Der Gletscher ist nun im Abstieg deutlich leichter zu gehen. Er ist angetaut und die weich gewordenen Unebenheiten kann man von oben kommend nun leicht platt treten. Dafür brauchen wir im unteren Teil nun fast schon eine Badekappe so viel Wasser läuft in Bächen über den langsam sterbenden Gletscher. Mit klatschnassen Socken komme ich unten an. Eben hat sich bei mir der Beschluss verfestigt, dass die alten Stiefel nur noch für trockene Wanderungen benutzt werden. Dichte Schuhe kaufen ist mein nächstes "Projekt".

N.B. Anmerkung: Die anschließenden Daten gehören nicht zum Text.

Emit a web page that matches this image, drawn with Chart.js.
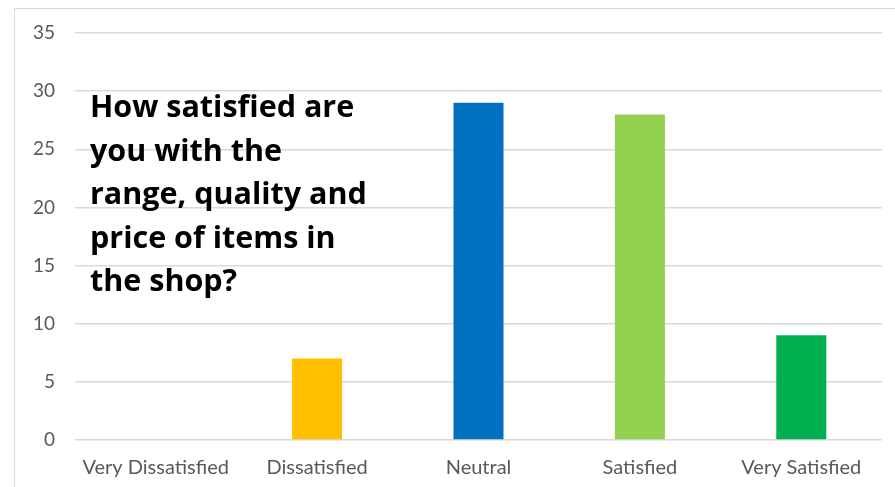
<!DOCTYPE html>
<html lang="en">
<head>
    <meta charset="UTF-8">
    <title>Shop satisfaction</title>
    <script src="https://cdn.jsdelivr.net/npm/chart.js"></script>
    <style>
        html, body { margin: 0; padding: 0; background: #fff; }
        .wrap { position: relative; width: 895px; height: 487px; overflow: hidden; }
        .frame { position: absolute; left: 14px; top: 8px; width: 900px; height: 500px; border: 1.5px solid #d9d9d9; }
        canvas { position: absolute; left: 0; top: 0; }
        .question {
            position: absolute; left: 90px; top: 84px;
            font-family: "Open Sans", sans-serif; font-weight: 700; font-size: 30.5px;
            line-height: 43.5px; color: #000;
        }
    </style>
</head>
<body>
    <div class="wrap">
        <div class="frame"></div>
        <canvas id="chart" width="895" height="487"></canvas>
        <div class="question">How satisfied are<br>you with the<br>range, quality and<br>price of items in<br>the shop?</div>
    </div>

    <script>
        const categories = ['Very Dissatisfied', 'Dissatisfied', 'Neutral', 'Satisfied', 'Very Satisfied'];
        const responses = [0, 7, 29, 28, 9];
        const barColors = ['#C00000', '#FFC000', '#0070C0', '#92D050', '#00B050'];
        const yTicks = [0, 5, 10, 15, 20, 25, 30, 35];

        const ctx = document.getElementById('chart').getContext('2d');
        new Chart(ctx, {
            type: 'bar',
            data: {
                labels: categories,
                datasets: [{
                    data: responses,
                    backgroundColor: barColors,
                    borderWidth: 0,
                    categoryPercentage: 1,
                    barPercentage: 0.31
                }]
            },
            options: {
                responsive: false,
                animation: false,
                layout: { padding: { top: 33, right: 13, left: 0, bottom: 0 } },
                plugins: { legend: { display: false }, tooltip: { enabled: false } },
                scales: {
                    x: {
                        grid: { display: false },
                        border: { display: false },
                        ticks: { color: '#595959', font: { family: 'Lato', size: 20 }, padding: 8 },
                        afterFit: scale => { scale.height = 47; }
                    },
                    y: {
                        min: 0,
                        max: 35,
                        afterBuildTicks: scale => { scale.ticks = yTicks.map(v => ({ value: v })); },
                        grid: { color: '#d9d9d9', lineWidth: 1.5, drawTicks: false },
                        border: { display: false },
                        ticks: { color: '#595959', font: { family: 'Lato', size: 19 }, padding: 20 },
                        afterFit: scale => { scale.width = 75; }
                    }
                }
            }
        });
    </script>
</body>
</html>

Der Gegenanstieg zur Sesvennascharte ist jetzt echt lästig. Die Sonne knallt uns auf die Köpfe, dabei haben wir unser UV-Konto für heute längst überstrapaziert. Dazu gibt es kein bisschen Frischluft in Form eines Windes von irgendwo her. Die Trinkflascheninhalte sind auch schon im Reservebetrieb. Wir sehnen, während des eigentlich lächerlich kurzen Aufstiegs die Scharte herbei. So verdammt lang können 70 Höhenmeter sein!

Als wir oben sind, ein kurzes Durchatmen. Dann hinab zum Furkelsee, der Fotografentraum!
Der Rest bis hinab zur Sesvennahütte ist bekannt, aber trotz allem landschaftlich erste Sahne! Wieder an der Hütte angekommen verabschieden wir unseren Robert, mit dem wir sehr gerne wieder unterwegs sein werden, wenn sich die Gelegenheit bietet.